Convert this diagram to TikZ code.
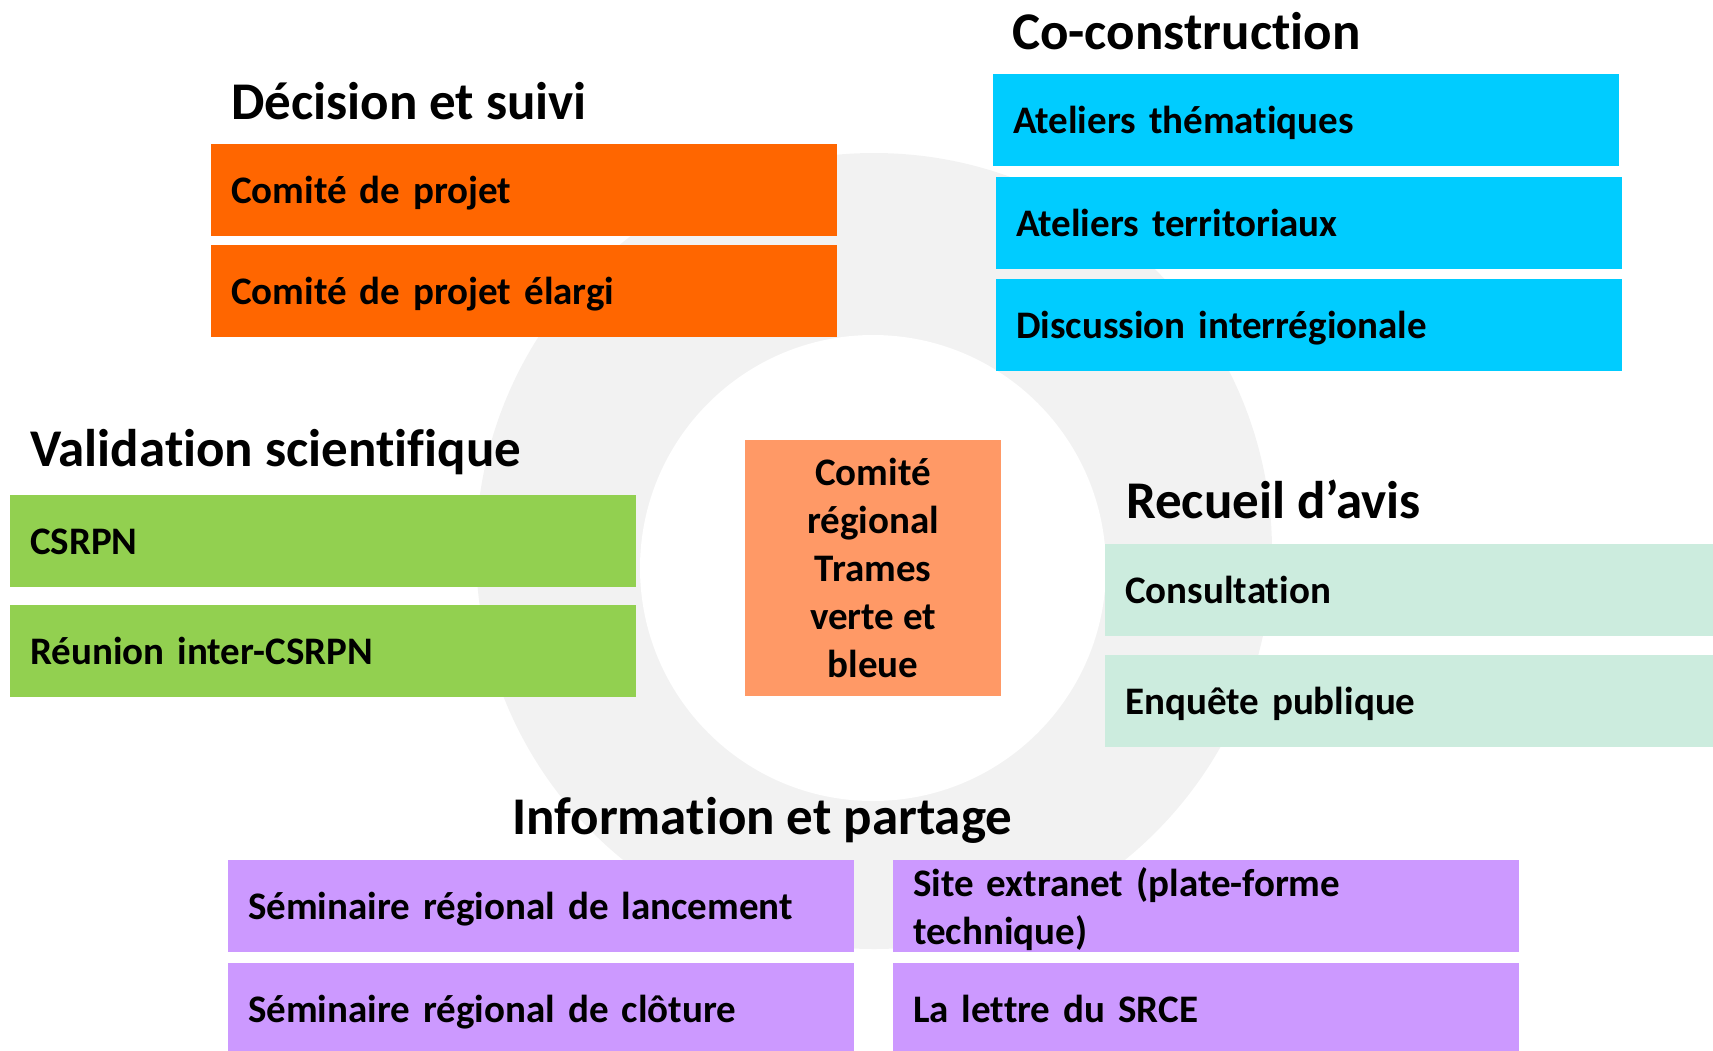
\documentclass[tikz,border=0pt]{standalone}
\usepackage{fontspec}
\setmainfont{Carlito}[RawFeature={-liga;-clig}]
\usetikzlibrary{positioning}
\definecolor{decorange}{RGB}{255,102,0}
\definecolor{coblue}{RGB}{0,204,255}
\definecolor{valgreen}{RGB}{146,208,80}
\definecolor{avismint}{RGB}{204,236,222}
\definecolor{infopurple}{RGB}{204,153,255}
\definecolor{crsalmon}{RGB}{255,153,102}
\definecolor{ringgray}{RGB}{242,242,242}

\begin{document}
\begin{tikzpicture}[x=1pt, y=-1pt,
    heading/.style={anchor=base west, inner sep=0pt, font=\fontsize{53}{64}\selectfont\bfseries},
    itembox/.style={anchor=north west, inner xsep=20pt, inner ysep=0pt, text width=586pt,
      minimum height=92pt, align=left, text height=27pt, text depth=0pt,
      font=\fontsize{39}{48}\selectfont\bfseries}]
        \clip (0,0) rectangle (1713,1050);

        % Background ring
        \fill[ringgray] (874,551) circle (398);
        \fill[white] (873,568) circle (233);

        % Centre
        \node[fill=crsalmon, minimum width=256pt, minimum height=256pt, align=center,
          font=\fontsize{39}{48}\selectfont\bfseries] (crtvb) at (873,568)
          {Comité\\régional\\Trames\\verte et\\bleue};

        % Decision et suivi
        \node[heading] (decision) at (231,119) {Décision et suivi};
        \node[itembox, fill=decorange] (cp) at (211,144) {Comité de projet};
        \node[itembox, fill=decorange, below=8pt of cp] (cpe) {Comité de projet élargi};

        % Co-construction
        \node[heading] (cocons) at (1012,49) {Co-construction};
        \node[itembox, fill=coblue] (athem) at (993,74) {Ateliers thématiques};
        \node[itembox, fill=coblue, below=10pt of athem, xshift=3pt] (aterr) {Ateliers territoriaux};
        \node[itembox, fill=coblue, below=10pt of aterr] (disc) {Discussion interrégionale};

        % Validation scientifique
        \node[heading] (valid) at (30,466) {Validation scientifique};
        \node[itembox, fill=valgreen] (csrpn) at (10,495) {CSRPN};
        \node[itembox, fill=valgreen, below=17pt of csrpn] (inter) {Réunion inter-CSRPN};

        % Recueil d'avis
        \node[heading] (recueil) at (1126,518) {Recueil d’avis};
        \node[itembox, fill=avismint] (consult) at (1105,544) {Consultation};
        \node[itembox, fill=avismint, below=18pt of consult] (enquete) {Enquête publique};

        % Information et partage
        \node[heading] (info) at (512,834) {Information et partage};
        \node[itembox, fill=infopurple] (lanc) at (228,860) {Séminaire régional de lancement};
        \node[itembox, fill=infopurple, below=10pt of lanc] (clot) {Séminaire régional de clôture};
        \node[itembox, fill=infopurple, text depth=47pt] (site) at (893,860) {Site extranet (plate-forme\\technique)};
        \node[itembox, fill=infopurple] (lettre) at (893,963) {La lettre du SRCE};
      \end{tikzpicture}
\end{document}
^^^^^^^^^^^^^^^^
● **Work instructions**:
Starting at the top of the listing above, reproduce each line up to and including the one with "fill=decorange, below=8pt of"; omit the pictures.

● **Answer to the exercise**:
Convert this diagram to TikZ code.
\documentclass[tikz,border=0pt]{standalone}
\usepackage{fontspec}
\setmainfont{Carlito}[RawFeature={-liga;-clig}]
\usetikzlibrary{positioning}
\definecolor{decorange}{RGB}{255,102,0}
\definecolor{coblue}{RGB}{0,204,255}
\definecolor{valgreen}{RGB}{146,208,80}
\definecolor{avismint}{RGB}{204,236,222}
\definecolor{infopurple}{RGB}{204,153,255}
\definecolor{crsalmon}{RGB}{255,153,102}
\definecolor{ringgray}{RGB}{242,242,242}

\begin{document}
\begin{tikzpicture}[x=1pt, y=-1pt,
    heading/.style={anchor=base west, inner sep=0pt, font=\fontsize{53}{64}\selectfont\bfseries},
    itembox/.style={anchor=north west, inner xsep=20pt, inner ysep=0pt, text width=586pt,
      minimum height=92pt, align=left, text height=27pt, text depth=0pt,
      font=\fontsize{39}{48}\selectfont\bfseries}]
        \clip (0,0) rectangle (1713,1050);

        % Background ring
        \fill[ringgray] (874,551) circle (398);
        \fill[white] (873,568) circle (233);

        % Centre
        \node[fill=crsalmon, minimum width=256pt, minimum height=256pt, align=center,
          font=\fontsize{39}{48}\selectfont\bfseries] (crtvb) at (873,568)
          {Comité\\régional\\Trames\\verte et\\bleue};

        % Decision et suivi
        \node[heading] (decision) at (231,119) {Décision et suivi};
        \node[itembox, fill=decorange] (cp) at (211,144) {Comité de projet};
        \node[itembox, fill=decorange, below=8pt of cp] (cpe) {Comité de projet élargi};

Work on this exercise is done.